FACTS
- South Indian Industrial Ltd (appellant-defendant) was engaged in a process where blocks of cast iron were broken by dropping them into an iron pit from a height of 35 feet. This resulted in pieces of iron flying out of the pit.
- To prevent these pieces from flying too far, the company installed a screen around the pit.
- The plaintiff-respondent, an employee of the company, was working 70-80 feet away from the pit, a considerable distance from where the broken pieces usually landed (which was within 4-5 yards).
- Despite the precautionary measures, a piece of iron flew out and struck the employee, causing injury.
- The employee sued the company for damages, alleging negligence. The lower court ruled in favor of the employee, granting compensation.
- The company appealed to the Madras High Court, challenging the lower court’s decision and invoking the defense of volenti non fit injuria (voluntary assumption of risk).
ISSUES
- Did the employee voluntarily assume the risk of injury while working near the iron pit (volenti non fit injuria)?
- Was the company negligent in its duty to ensure workplace safety, and could they be held liable for the injury caused to the employee?
CONTENTIONS
- The appellant (South Indian Industrial Ltd) argued that the employee was aware of the inherent risks of working near the iron pit and had accepted those risks. The company further claimed that proper safety precautions were taken, including the installation of a screen around the pit.

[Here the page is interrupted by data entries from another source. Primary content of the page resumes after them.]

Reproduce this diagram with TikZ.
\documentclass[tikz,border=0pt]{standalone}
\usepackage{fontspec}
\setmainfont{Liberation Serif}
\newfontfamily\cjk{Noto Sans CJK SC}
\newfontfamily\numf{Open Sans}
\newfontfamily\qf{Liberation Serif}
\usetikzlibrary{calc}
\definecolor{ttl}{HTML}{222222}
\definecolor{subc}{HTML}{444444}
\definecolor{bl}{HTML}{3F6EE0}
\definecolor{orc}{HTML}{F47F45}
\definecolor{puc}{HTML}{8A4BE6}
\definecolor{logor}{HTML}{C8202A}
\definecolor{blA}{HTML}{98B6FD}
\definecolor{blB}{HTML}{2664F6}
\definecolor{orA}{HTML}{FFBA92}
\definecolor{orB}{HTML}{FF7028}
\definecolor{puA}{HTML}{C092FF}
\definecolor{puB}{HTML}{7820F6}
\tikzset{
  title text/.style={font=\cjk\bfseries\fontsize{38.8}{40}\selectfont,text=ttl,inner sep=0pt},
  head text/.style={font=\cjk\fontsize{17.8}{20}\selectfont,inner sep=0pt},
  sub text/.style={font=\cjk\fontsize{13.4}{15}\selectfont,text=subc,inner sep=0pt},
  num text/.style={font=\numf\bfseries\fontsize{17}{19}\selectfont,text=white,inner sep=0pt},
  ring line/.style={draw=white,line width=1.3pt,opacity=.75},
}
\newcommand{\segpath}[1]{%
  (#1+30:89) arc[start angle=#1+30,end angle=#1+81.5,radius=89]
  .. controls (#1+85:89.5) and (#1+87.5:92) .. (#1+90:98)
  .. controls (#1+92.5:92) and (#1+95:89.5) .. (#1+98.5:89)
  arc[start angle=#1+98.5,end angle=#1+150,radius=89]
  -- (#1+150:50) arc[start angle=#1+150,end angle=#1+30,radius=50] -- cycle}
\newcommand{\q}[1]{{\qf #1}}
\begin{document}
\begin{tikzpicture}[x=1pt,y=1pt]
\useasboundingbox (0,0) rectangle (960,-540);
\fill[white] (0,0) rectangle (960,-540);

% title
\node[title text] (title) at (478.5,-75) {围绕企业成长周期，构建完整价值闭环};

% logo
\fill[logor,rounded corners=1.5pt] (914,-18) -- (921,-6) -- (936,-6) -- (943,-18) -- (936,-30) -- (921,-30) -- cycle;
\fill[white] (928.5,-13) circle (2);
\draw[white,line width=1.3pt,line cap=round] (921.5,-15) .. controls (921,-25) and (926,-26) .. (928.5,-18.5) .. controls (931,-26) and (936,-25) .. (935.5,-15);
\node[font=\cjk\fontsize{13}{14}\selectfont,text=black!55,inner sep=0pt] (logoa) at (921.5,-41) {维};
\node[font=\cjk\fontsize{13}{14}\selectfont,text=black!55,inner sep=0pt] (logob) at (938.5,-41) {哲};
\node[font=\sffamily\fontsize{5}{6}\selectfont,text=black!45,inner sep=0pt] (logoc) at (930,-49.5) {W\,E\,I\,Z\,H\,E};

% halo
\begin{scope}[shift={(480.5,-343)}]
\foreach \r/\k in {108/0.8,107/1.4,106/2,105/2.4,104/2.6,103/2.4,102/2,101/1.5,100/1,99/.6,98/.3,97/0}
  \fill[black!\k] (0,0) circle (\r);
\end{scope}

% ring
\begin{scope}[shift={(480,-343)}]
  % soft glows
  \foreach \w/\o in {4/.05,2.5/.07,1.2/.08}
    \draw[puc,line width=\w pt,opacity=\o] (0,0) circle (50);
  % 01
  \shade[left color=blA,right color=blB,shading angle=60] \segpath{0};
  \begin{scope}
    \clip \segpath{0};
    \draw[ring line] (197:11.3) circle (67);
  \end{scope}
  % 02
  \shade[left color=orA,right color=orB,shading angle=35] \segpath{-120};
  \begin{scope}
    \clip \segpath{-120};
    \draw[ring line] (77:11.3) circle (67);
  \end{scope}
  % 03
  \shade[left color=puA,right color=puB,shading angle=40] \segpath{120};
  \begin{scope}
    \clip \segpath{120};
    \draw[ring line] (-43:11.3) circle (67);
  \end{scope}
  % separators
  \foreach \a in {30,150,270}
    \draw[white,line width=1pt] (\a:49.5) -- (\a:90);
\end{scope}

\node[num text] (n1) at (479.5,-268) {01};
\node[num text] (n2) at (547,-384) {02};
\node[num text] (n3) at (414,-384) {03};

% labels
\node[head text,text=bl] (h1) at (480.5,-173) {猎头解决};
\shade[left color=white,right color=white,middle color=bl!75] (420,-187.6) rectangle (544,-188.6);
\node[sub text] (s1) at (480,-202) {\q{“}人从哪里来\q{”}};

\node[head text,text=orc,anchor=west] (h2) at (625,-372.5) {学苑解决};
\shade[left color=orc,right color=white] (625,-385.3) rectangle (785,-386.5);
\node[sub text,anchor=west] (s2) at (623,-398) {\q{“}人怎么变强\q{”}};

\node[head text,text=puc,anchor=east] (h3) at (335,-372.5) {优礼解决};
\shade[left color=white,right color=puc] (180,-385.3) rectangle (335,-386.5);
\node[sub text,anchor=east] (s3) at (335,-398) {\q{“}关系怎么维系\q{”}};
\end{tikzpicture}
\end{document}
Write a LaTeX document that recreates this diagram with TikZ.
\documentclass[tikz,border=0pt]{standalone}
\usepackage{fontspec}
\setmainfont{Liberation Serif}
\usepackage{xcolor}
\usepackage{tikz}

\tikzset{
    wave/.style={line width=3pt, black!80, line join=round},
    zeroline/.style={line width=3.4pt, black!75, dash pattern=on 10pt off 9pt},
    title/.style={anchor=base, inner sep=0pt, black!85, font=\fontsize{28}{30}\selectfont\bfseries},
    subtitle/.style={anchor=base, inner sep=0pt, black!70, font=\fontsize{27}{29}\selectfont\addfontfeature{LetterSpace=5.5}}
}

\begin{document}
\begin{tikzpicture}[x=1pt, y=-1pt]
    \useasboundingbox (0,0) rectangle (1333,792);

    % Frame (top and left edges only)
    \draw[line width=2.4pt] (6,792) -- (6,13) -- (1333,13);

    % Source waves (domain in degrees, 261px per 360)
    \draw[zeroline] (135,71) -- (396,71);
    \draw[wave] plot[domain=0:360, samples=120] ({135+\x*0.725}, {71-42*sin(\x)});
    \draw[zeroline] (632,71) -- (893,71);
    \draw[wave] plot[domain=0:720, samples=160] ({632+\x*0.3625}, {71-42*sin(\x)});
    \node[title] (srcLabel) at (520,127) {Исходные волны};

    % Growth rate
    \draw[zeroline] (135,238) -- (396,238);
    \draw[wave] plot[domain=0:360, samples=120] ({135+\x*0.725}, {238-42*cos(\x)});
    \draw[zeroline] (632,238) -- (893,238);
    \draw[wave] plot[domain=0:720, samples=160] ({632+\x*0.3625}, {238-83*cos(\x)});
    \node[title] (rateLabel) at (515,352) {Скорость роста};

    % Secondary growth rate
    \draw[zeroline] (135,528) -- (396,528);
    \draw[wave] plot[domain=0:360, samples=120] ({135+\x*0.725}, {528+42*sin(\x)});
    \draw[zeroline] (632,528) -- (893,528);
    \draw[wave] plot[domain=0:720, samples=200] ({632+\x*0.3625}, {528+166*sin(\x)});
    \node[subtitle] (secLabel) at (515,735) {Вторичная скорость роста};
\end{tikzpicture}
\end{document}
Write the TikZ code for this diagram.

- The appellant also invoked the defense of volenti non fit injuria, arguing that the employee had voluntarily assumed the risk by continuing to work in proximity to the dangerous area despite being aware of the possibility of injury.
- The respondent (plaintiff) argued that, while he knew the work involved risk, he could not have anticipated or foreseen that an iron block would travel such an extreme distance (70-80 feet). He contended that the company was negligent in not adequately preventing the hazard.
RATIO DECIDENDI
The court held that to successfully claim the defense of volenti non fit injuria, three conditions must be met:
- The plaintiff must have knowledge of the danger.
- The plaintiff must fully appreciate the danger.
- The plaintiff must voluntarily accept the risk.
In this case, although the plaintiff had knowledge of the general risks associated with the work, he did not appreciate the specific danger of being struck by an iron block from such a significant distance. Even an experienced engineer testified that this occurrence was highly unlikely and could not have been reasonably anticipated. As a result, the court ruled that the employee had not voluntarily accepted the specific risk that led to his injury.
The court also noted that the company’s precautions were inadequate, as the protective screen failed to prevent the iron block from flying far beyond the expected range. This was seen as evidence of negligence on the company’s part.
HELD
The appeal was dismissed, and the lower court’s decision was upheld. The company was held liable for the injury caused to the employee due to its failure to exercise adequate care in preventing foreseeable risks.
OBITER DICTA
The court observed that in cases involving industrial accidents, the mere knowledge of general risks by employees does not absolve the employer of liability. Employers have a duty to take reasonable precautions to ensure workplace safety, and failure to do so can result in a finding of negligence, even if the employee is aware of the risks involved in the work.
COMMENTARY
The case clarified the limitations of the defense of volenti non fit injuria, particularly in the context of industrial workplace accidents. The decision reinforced the idea that employers must take reasonable steps to mitigate foreseeable risks and that employees’ awareness of general hazards does not constitute voluntary acceptance of all possible risks.